Produce an exact copy of the lines below that run from the line containing "Give me the" to the line containing "Chart.register(...registerables);", inclusive; any picture is omitted.

== Task material ==

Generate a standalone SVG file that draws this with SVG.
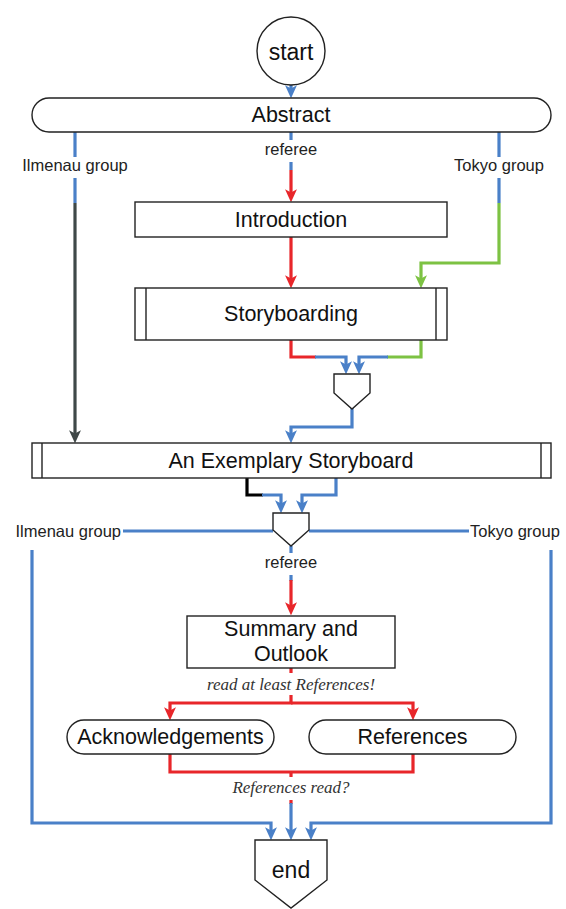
<svg xmlns="http://www.w3.org/2000/svg" width="566" height="909" viewBox="0 0 566 909">
<style>
.box{fill:#fff;stroke:#222;stroke-width:1.4}
.t{font-family:"Liberation Sans",Arial,sans-serif;font-size:21.5px;fill:#111;text-anchor:middle}
.big{font-size:23px}
.lbl{font-family:"Liberation Sans",Arial,sans-serif;font-size:16.5px;fill:#222;text-anchor:middle}
.it{font-family:"Liberation Serif","Times New Roman",serif;font-style:italic;font-size:17px;fill:#333;text-anchor:middle}
.c{fill:none;stroke-width:3.2;stroke-linejoin:miter}
.b{stroke:#4a80c8}
.r{stroke:#e8262a}
.g{stroke:#7dc243}
.d{stroke:#3f4848}
.k{stroke:#000}
</style>
<defs>
<marker id="ab" viewBox="0 0 12 12" markerWidth="13" markerHeight="13" refX="8" refY="6" orient="auto" markerUnits="userSpaceOnUse"><path d="M0,0.5 L12,6 L0,11.5 L3,6 z" fill="#4a80c8"/></marker>
<marker id="ar" viewBox="0 0 12 12" markerWidth="13" markerHeight="13" refX="8" refY="6" orient="auto" markerUnits="userSpaceOnUse"><path d="M0,0.5 L12,6 L0,11.5 L3,6 z" fill="#e8262a"/></marker>
<marker id="ag" viewBox="0 0 12 12" markerWidth="13" markerHeight="13" refX="8" refY="6" orient="auto" markerUnits="userSpaceOnUse"><path d="M0,0.5 L12,6 L0,11.5 L3,6 z" fill="#7dc243"/></marker>
<marker id="ad" viewBox="0 0 12 12" markerWidth="13" markerHeight="13" refX="8" refY="6" orient="auto" markerUnits="userSpaceOnUse"><path d="M0,0.5 L12,6 L0,11.5 L3,6 z" fill="#3f4848"/></marker>
</defs>
<rect width="566" height="909" fill="#fff"/>
<g id="connectors">
<path class="c b" d="M291,85 V94" marker-end="url(#ab)"/>
<path class="c b" d="M291,132 V140"/>
<path class="c b" d="M291,162 V170"/>
<path class="c r" d="M291,170 V198" marker-end="url(#ar)"/>
<text class="lbl" x="291" y="155">referee</text>
<path class="c r" d="M291,237 V284" marker-end="url(#ar)"/>
<path class="c b" d="M499,132 V157"/>
<path class="c b" d="M499,178 V203"/>
<path class="c g" d="M499,203 V263 H421 V284" marker-end="url(#ag)"/>
<text class="lbl" x="499" y="171">Tokyo group</text>
<path class="c b" d="M75,132 V157"/>
<path class="c b" d="M75,178 V203"/>
<path class="c d" d="M75,203 V439" marker-end="url(#ad)"/>
<text class="lbl" x="75" y="171">Ilmenau group</text>
<path class="c r" d="M291,340 V357 H316"/>
<path class="c b" d="M315,357 H346 V370" marker-end="url(#ab)"/>
<path class="c g" d="M421,340 V357 H387"/>
<path class="c b" d="M388,357 H359 V370" marker-end="url(#ab)"/>
<path class="c b" d="M352,408 V427 H291 V439" marker-end="url(#ab)"/>
<path class="c k" d="M247,478 V495 H263"/>
<path class="c b" d="M262,495 H281 V509" marker-end="url(#ab)"/>
<path class="c b" d="M336,478 V495 H302 V509" marker-end="url(#ab)"/>
<path class="c b" d="M123,531 H273"/>
<path class="c b" d="M309,531 H469"/>
<text class="lbl" x="121" y="537" style="text-anchor:end">Ilmenau group</text>
<text class="lbl" x="470" y="537" style="text-anchor:start">Tokyo group</text>
<path class="c b" d="M32,550 V823 H271 V836" marker-end="url(#ab)"/>
<path class="c b" d="M551,550 V823 H311 V836" marker-end="url(#ab)"/>
<path class="c b" d="M291,546 V553"/>
<path class="c b" d="M291,575 V581"/>
<path class="c r" d="M291,580 V611" marker-end="url(#ar)"/>
<text class="lbl" x="291" y="568">referee</text>
<path class="c r" d="M291,668 V673"/>
<path class="c r" d="M291,695 V703 H170 V716" marker-end="url(#ar)"/>
<path class="c r" d="M291,703 H413 V716" marker-end="url(#ar)"/>
<text class="it" x="291" y="690">read at least References!</text>
<path class="c r" d="M170,754 V772 H413 V754"/>
<path class="c r" d="M291,772 V777"/>
<path class="c r" d="M291,800 V804"/>
<path class="c b" d="M291,803 V836" marker-end="url(#ab)"/>
<text class="it" x="291" y="793">References read?</text>
</g>
<g id="start">
<circle class="box" cx="291" cy="51" r="34"/>
<text class="t big" x="291" y="60">start</text>
</g>
<g id="abstract">
<rect class="box" x="32" y="98" width="519" height="34" rx="17"/>
<text class="t" x="291" y="122">Abstract</text>
</g>
<g id="introduction">
<rect class="box" x="135" y="202" width="312" height="35"/>
<text class="t" x="291" y="227">Introduction</text>
</g>
<g id="storyboarding">
<rect class="box" x="135" y="288" width="312" height="52"/>
<line class="box" x1="146" y1="288" x2="146" y2="340"/>
<line class="box" x1="436" y1="288" x2="436" y2="340"/>
<text class="t" x="291" y="321">Storyboarding</text>
</g>
<g id="merge1">
<polygon class="box" points="334,374 370,374 370,393 352,409 334,393"/>
</g>
<g id="exemplary">
<rect class="box" x="32" y="443" width="519" height="35"/>
<line class="box" x1="42" y1="443" x2="42" y2="478"/>
<line class="box" x1="541" y1="443" x2="541" y2="478"/>
<text class="t" x="291" y="468">An Exemplary Storyboard</text>
</g>
<g id="merge2">
<polygon class="box" points="273,513 309,513 309,530 291,546 273,530"/>
</g>
<g id="summary">
<rect class="box" x="187" y="616" width="208" height="52"/>
<text class="t" x="291" y="636">Summary and</text>
<text class="t" x="291" y="661">Outlook</text>
</g>
<g id="acknowledgements">
<rect class="box" x="67" y="720" width="207" height="34" rx="17"/>
<text class="t" x="170.5" y="744">Acknowledgements</text>
</g>
<g id="references">
<rect class="box" x="309" y="720" width="207" height="34" rx="17"/>
<text class="t" x="412.5" y="744">References</text>
</g>
<g id="end">
<polygon class="box" points="255,840 327,840 327,880 291,908 255,880"/>
<text class="t big" x="291" y="878">end</text>
</g>
</svg>
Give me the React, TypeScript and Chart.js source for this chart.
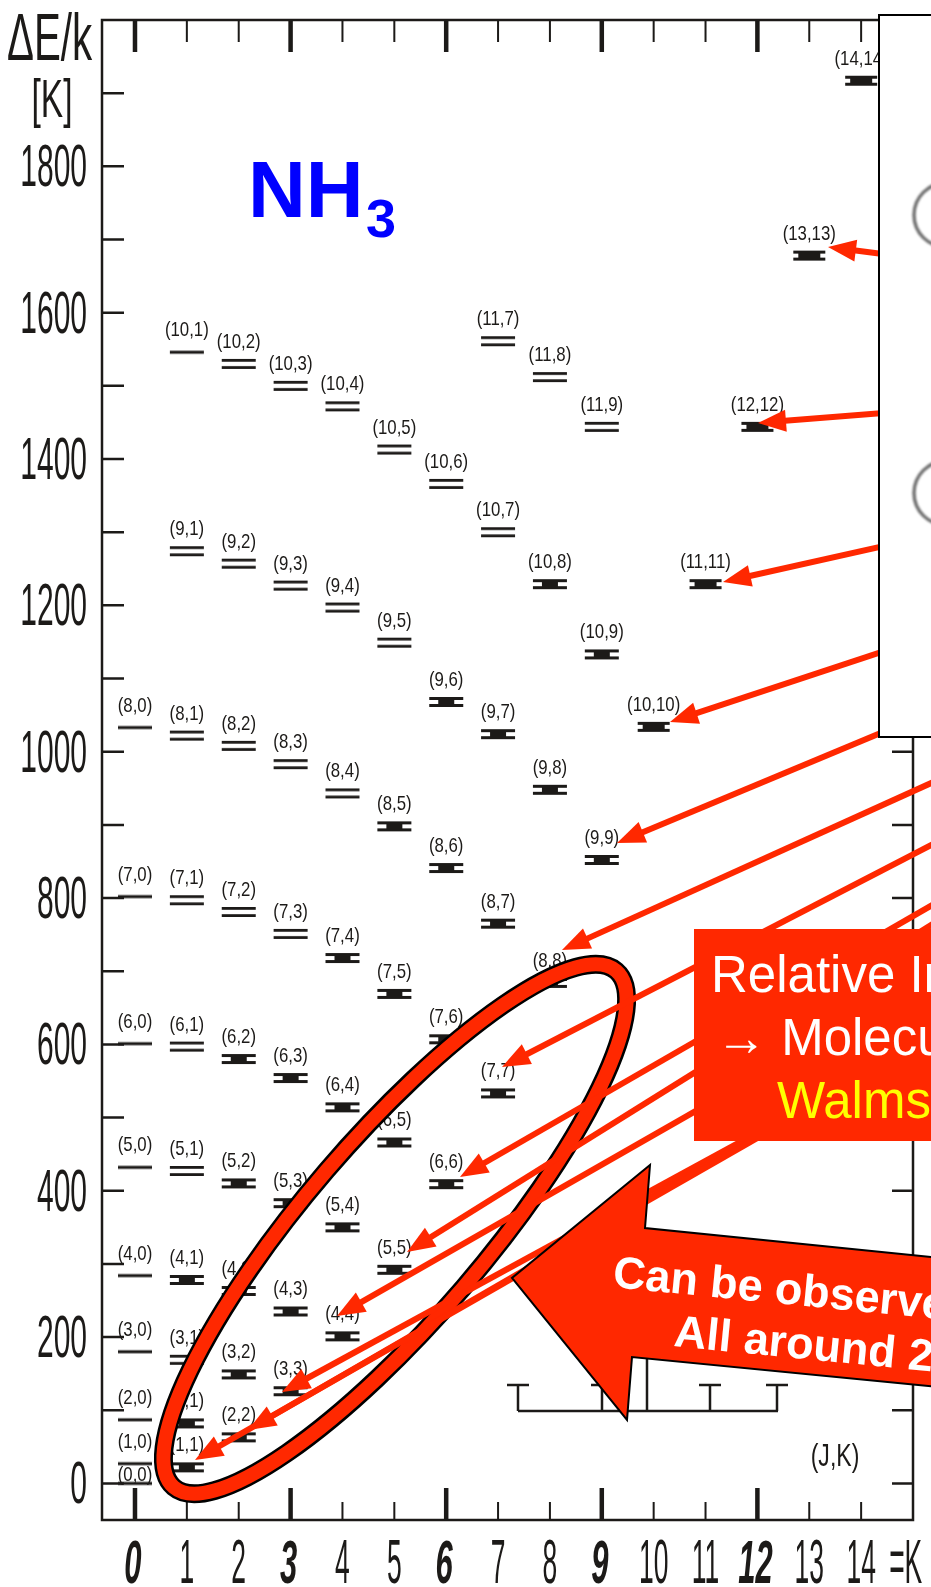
import React, { useEffect, useRef } from "react";
import { Chart, registerables } from "chart.js";
Chart.register(...registerables);

// ---------- DATA: NH3 rotational-inversion levels, ΔE/k in K ----------
// One array per K ladder; J runs from K upward (K = 0 ladder starts at J = 0)
const ladderK0 = [0, 27, 87, 180, 284, 432, 601, 802, 1033];
const ladderK1 = [22, 82, 169, 278, 427, 597, 797, 1022, 1274, 1546];
const ladderK2 = [63, 149, 263, 410, 580, 781, 1008, 1257, 1530];
const ladderK3 = [126, 235, 383, 554, 751, 983, 1227, 1500];
const ladderK4 = [201, 350, 514, 718, 943, 1197, 1472];
const ladderK5 = [292, 466, 669, 898, 1149, 1413];
const ladderK6 = [409, 607, 841, 1068, 1366];
const ladderK7 = [533, 765, 1024, 1300, 1561];
const ladderK8 = [684, 948, 1229, 1512];
const ladderK9 = [852, 1133, 1444];
const ladderK10 = [1034];
const ladderK11 = [1229];
const ladderK12 = [1444];
const ladderK13 = [1678];
const ladderK14 = [1917];
const ladders = [
  ladderK0, ladderK1, ladderK2, ladderK3, ladderK4, ladderK5, ladderK6, ladderK7,
  ladderK8, ladderK9, ladderK10, ladderK11, ladderK12, ladderK13, ladderK14,
];
// levels whose inversion doublet is drawn as two separate lines
const openDoublets = [
  "3,1", "5,1", "6,1", "7,1", "7,2", "7,3", "8,1", "8,2", "8,3", "8,4",
  "9,1", "9,2", "9,3", "9,4", "9,5", "10,2", "10,3", "10,4", "10,5", "10,6", "10,7",
  "11,7", "11,8", "11,9",
];
const singleLines = ["10,1"];
// axis ticks
const xTickValues = [0, 1, 2, 3, 4, 5, 6, 7, 8, 9, 10, 11, 12, 13, 14];
const xTickLabels = ["0", "1", "2", "3", "4", "5", "6", "7", "8", "9", "10", "11", "12", "13", "14"];
const xMajorTicks = [0, 3, 6, 9, 12];
const yTickValues = [0, 200, 400, 600, 800, 1000, 1200, 1400, 1600, 1800];
const yTickLabels = ["0", "200", "400", "600", "800", "1000", "1200", "1400", "1600", "1800"];
const yTickMarks = [0, 100, 200, 300, 400, 500, 600, 700, 800, 900, 1000, 1100, 1200, 1300, 1400, 1500, 1600, 1700, 1800, 1900];
// annotation arrows (overlay, pixel positions): [tipX, tipY, fromX, fromY]
const arrowTips = [
  [828, 247, 960, 264], [758, 423, 960, 407], [723, 582, 960, 529], [670, 722, 960, 626],
  [617, 843, 960, 700], [562, 950, 960, 770], [502, 1067, 960, 830], [460, 1177, 960, 889],
  [407, 1252, 960, 907], [337, 1316, 960, 960], [282, 1392, 960, 1022], [248, 1430, 960, 1018],
  [195, 1460, 960, 1022],
];
const textBoxLines = ["Relative Intensities", "→ Molecular temperature", "Walmsley & Ungerechts"];
const bigArrowLines = ["Can be observed", "All around 24 GHz"];

const FONT = "'Liberation Sans', Arial, sans-serif";
const INK = "#1c1a18";
const RED = "#ff2800";

function makeMarker(type: string): HTMLCanvasElement {
  const c = document.createElement("canvas");
  c.width = 38;
  c.height = 16;
  const g = c.getContext("2d")!;
  g.fillStyle = INK;
  if (type === "single") {
    g.fillRect(2, 6.5, 34, 3);
  } else if (type === "double") {
    g.fillRect(2, 3, 34, 2.8);
    g.fillRect(2, 10.2, 34, 2.8);
  } else if (type === "h") {
    g.fillRect(2, 3, 34, 3);
    g.fillRect(2, 10, 34, 3);
    g.fillRect(11, 3, 16, 10);
  } else {
    g.fillRect(3, 3, 32, 3);
    g.fillRect(3, 10, 32, 3);
    g.fillRect(8, 3, 22, 10);
  }
  return c;
}

function sText(ctx: CanvasRenderingContext2D, text: string, x: number, y: number, size: number, sx: number,
  align: CanvasTextAlign, font = "normal", color = INK) {
  ctx.save();
  ctx.font = `${font} ${size}px ${FONT}`;
  ctx.fillStyle = color;
  ctx.textAlign = align;
  ctx.textBaseline = "alphabetic";
  ctx.translate(x, y);
  ctx.scale(sx, 1);
  ctx.fillText(text, 0, 0);
  ctx.restore();
}

function drawArrow(ctx: CanvasRenderingContext2D, tx: number, ty: number, fx: number, fy: number) {
  const dx = tx - fx, dy = ty - fy;
  const len = Math.hypot(dx, dy);
  const ux = dx / len, uy = dy / len;
  const hl = 28, hw = 11;
  const bx = tx - ux * hl, by = ty - uy * hl;
  ctx.save();
  ctx.strokeStyle = RED;
  ctx.fillStyle = RED;
  ctx.lineWidth = 6;
  ctx.beginPath();
  ctx.moveTo(fx, fy);
  ctx.lineTo(bx + ux * 4, by + uy * 4);
  ctx.stroke();
  ctx.beginPath();
  ctx.moveTo(tx, ty);
  ctx.lineTo(bx - uy * hw, by + ux * hw);
  ctx.lineTo(bx + uy * hw, by - ux * hw);
  ctx.closePath();
  ctx.fill();
  ctx.restore();
}

export default function App() {
  const ref = useRef<HTMLCanvasElement>(null);
  useEffect(() => {
    document.body.style.margin = "0";
    const canvas = ref.current!;
    const markers: Record<string, HTMLCanvasElement> = {
      single: makeMarker("single"),
      double: makeMarker("double"),
      h: makeMarker("h"),
      solid: makeMarker("solid"),
    };
    const points: { x: number; y: number }[] = [];
    const labels: string[] = [];
    const types: string[] = [];
    const js: number[] = [];
    ladders.forEach((arr, K) =>
      arr.forEach((E, i) => {
        const J = K + i;
        const key = `${J},${K}`;
        points.push({ x: K, y: E });
        labels.push(`(${key})`);
        js.push(J);
        let t = "h";
        if (K === 0 || singleLines.includes(key)) t = "single";
        else if (openDoublets.includes(key)) t = "double";
        else if (K === J && J >= 10) t = "solid";
        types.push(t);
      })
    );

    const diagram = {
      id: "diagram",
      beforeDatasetsDraw(chart: any) {
        const { ctx, chartArea: a, scales } = chart;
        const xs = scales.x, ys = scales.y;
        ctx.save();
        ctx.fillStyle = "#ffffff";
        ctx.fillRect(0, 0, chart.width, chart.height);
        ctx.strokeStyle = INK;
        ctx.lineWidth = 2.5;
        ctx.strokeRect(a.left, a.top, a.right - a.left, a.bottom - a.top);
        // x ticks (top and bottom, inward)
        xTickValues.forEach((v) => {
          const px = xs.getPixelForValue(v);
          const major = xMajorTicks.includes(v);
          ctx.lineWidth = major ? 4.5 : 2;
          ctx.beginPath();
          ctx.moveTo(px, a.top);
          ctx.lineTo(px, a.top + (major ? 32 : 22));
          ctx.moveTo(px, a.bottom);
          ctx.lineTo(px, a.bottom - (major ? 32 : 18));
          ctx.stroke();
        });
        // y ticks (left and right, inward)
        ctx.lineWidth = 2.5;
        yTickMarks.forEach((v) => {
          const py = ys.getPixelForValue(v);
          ctx.beginPath();
          ctx.moveTo(a.left, py);
          ctx.lineTo(a.left + 22, py);
          ctx.moveTo(a.right, py);
          ctx.lineTo(a.right - 21, py);
          ctx.stroke();
        });
        // tick labels
        yTickValues.forEach((v, i) => {
          const py = ys.getPixelForValue(v);
          sText(ctx, yTickLabels[i], a.left - 15, py + 20, 60, 0.5, "right");
        });
        xTickValues.forEach((v, i) => {
          const px = xs.getPixelForValue(v);
          if (xMajorTicks.includes(v)) sText(ctx, xTickLabels[i], px - 2, a.bottom + 63, 62, 0.5, "center", "italic bold");
          else sText(ctx, xTickLabels[i], px, a.bottom + 63, 63, 0.42, "center");
        });
        sText(ctx, "=K", xs.getPixelForValue(14) + 28, a.bottom + 63, 63, 0.42, "left");
        // axis title
        sText(ctx, "ΔE/k", 7, 60, 66, 0.61, "left");
        sText(ctx, "[K]", 52, 117, 54, 0.62, "center");
        ctx.restore();
      },
      afterDatasetsDraw(chart: any) {
        const { ctx } = chart;
        const meta = chart.getDatasetMeta(0);
        ctx.save();
        // level labels
        meta.data.forEach((el: any, i: number) => {
          const off = js[i] === 0 ? 2 : 16;
          sText(ctx, labels[i], el.x, el.y - off, 21, 0.8, "center");
        });
        // (J,K) key and bracket sketch
        sText(ctx, "(J,K)", 835, 1466, 32, 0.72, "center");
        ctx.strokeStyle = INK;
        ctx.lineWidth = 2.5;
        ctx.beginPath();
        ctx.moveTo(518, 1411); ctx.lineTo(778, 1411);
        [518, 602, 710, 777].forEach((x) => {
          ctx.moveTo(x, 1411); ctx.lineTo(x, 1385);
          ctx.moveTo(x - 11, 1385); ctx.lineTo(x + 11, 1385);
        });
        ctx.moveTo(647, 1411); ctx.lineTo(647, 1350);
        ctx.stroke();
        // NH3 title
        ctx.fillStyle = "#0000ff";
        ctx.font = `bold 80px ${FONT}`;
        ctx.textAlign = "left";
        ctx.fillText("NH", 248, 217);
        ctx.font = `bold 54px ${FONT}`;
        ctx.fillText("3", 366, 237);
        // ellipse
        const rot = (-49.4 * Math.PI) / 180;
        ctx.beginPath();
        ctx.ellipse(395, 1229, 340, 90, rot, 0, Math.PI * 2);
        ctx.strokeStyle = "#000";
        ctx.lineWidth = 19;
        ctx.stroke();
        ctx.strokeStyle = RED;
        ctx.lineWidth = 14;
        ctx.stroke();
        // arrows
        arrowTips.forEach(([tx, ty, fx, fy]) => drawArrow(ctx, tx, ty, fx, fy));
        // white inset box with circles
        ctx.fillStyle = "#fff";
        ctx.fillRect(879, 15, 80, 722);
        ctx.strokeStyle = "#000";
        ctx.lineWidth = 2;
        ctx.strokeRect(879, 15, 80, 722);
        ctx.save();
        ctx.filter = "blur(1px)";
        ctx.strokeStyle = "#707070";
        ctx.lineWidth = 3.5;
        [215, 493].forEach((cy) => {
          ctx.beginPath();
          ctx.arc(946, cy, 32, 0, Math.PI * 2);
          ctx.stroke();
        });
        ctx.restore();
        // red text box
        ctx.fillStyle = RED;
        ctx.fillRect(694, 929, 260, 212);
        ctx.font = `51px ${FONT}`;
        ctx.fillStyle = "#fff";
        ctx.fillText(textBoxLines[0], 711, 992);
        ctx.fillText(textBoxLines[1], 716, 1055);
        ctx.fillStyle = "#ffff00";
        ctx.fillText(textBoxLines[2], 777, 1118);
        // big block arrow
        ctx.beginPath();
        ctx.moveTo(970, 1261);
        ctx.lineTo(645, 1228);
        ctx.lineTo(650, 1165);
        ctx.lineTo(512, 1278);
        ctx.lineTo(627, 1420);
        ctx.lineTo(632, 1357);
        ctx.lineTo(970, 1390);
        ctx.closePath();
        ctx.fillStyle = RED;
        ctx.fill();
        ctx.strokeStyle = "#000";
        ctx.lineWidth = 2;
        ctx.stroke();
        const ang = (5.6 * Math.PI) / 180;
        ctx.font = `bold 45px ${FONT}`;
        ctx.fillStyle = "#fff";
        [[612, 1287], [673, 1346]].forEach(([x, y], i) => {
          ctx.save();
          ctx.translate(x, y);
          ctx.rotate(ang);
          ctx.fillText(bigArrowLines[i], 0, 0);
          ctx.restore();
        });
        ctx.restore();
      },
    };

    const chart = new Chart(canvas, {
      type: "scatter",
      data: {
        datasets: [
          {
            data: points,
            pointStyle: (c: any) => markers[types[c.dataIndex]] as any,
            pointRadius: 3,
            pointHoverRadius: 3,
            clip: false as any,
          },
        ],
      },
      options: {
        animation: false,
        responsive: false,
        devicePixelRatio: 1,
        events: [],
        layout: { padding: { left: 102, top: 20, right: 18, bottom: 67 } },
        plugins: { legend: { display: false }, tooltip: { enabled: false } },
        scales: {
          x: { type: "linear", min: -0.636, max: 15.0, display: false },
          y: { type: "linear", min: -50, max: 2000, display: false },
        },
      },
      plugins: [diagram],
    });
    return () => chart.destroy();
  }, []);
  return (
    <div style={{ width: 931, height: 1587 }}>
      <canvas ref={ref} width={931} height={1587} style={{ display: "block", width: 931, height: 1587 }} />
    </div>
  );
}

===

• Result of the task:
Give me the React, TypeScript and Chart.js source for this chart.
import React, { useEffect, useRef } from "react";
import { Chart, registerables } from "chart.js";
Chart.register(...registerables);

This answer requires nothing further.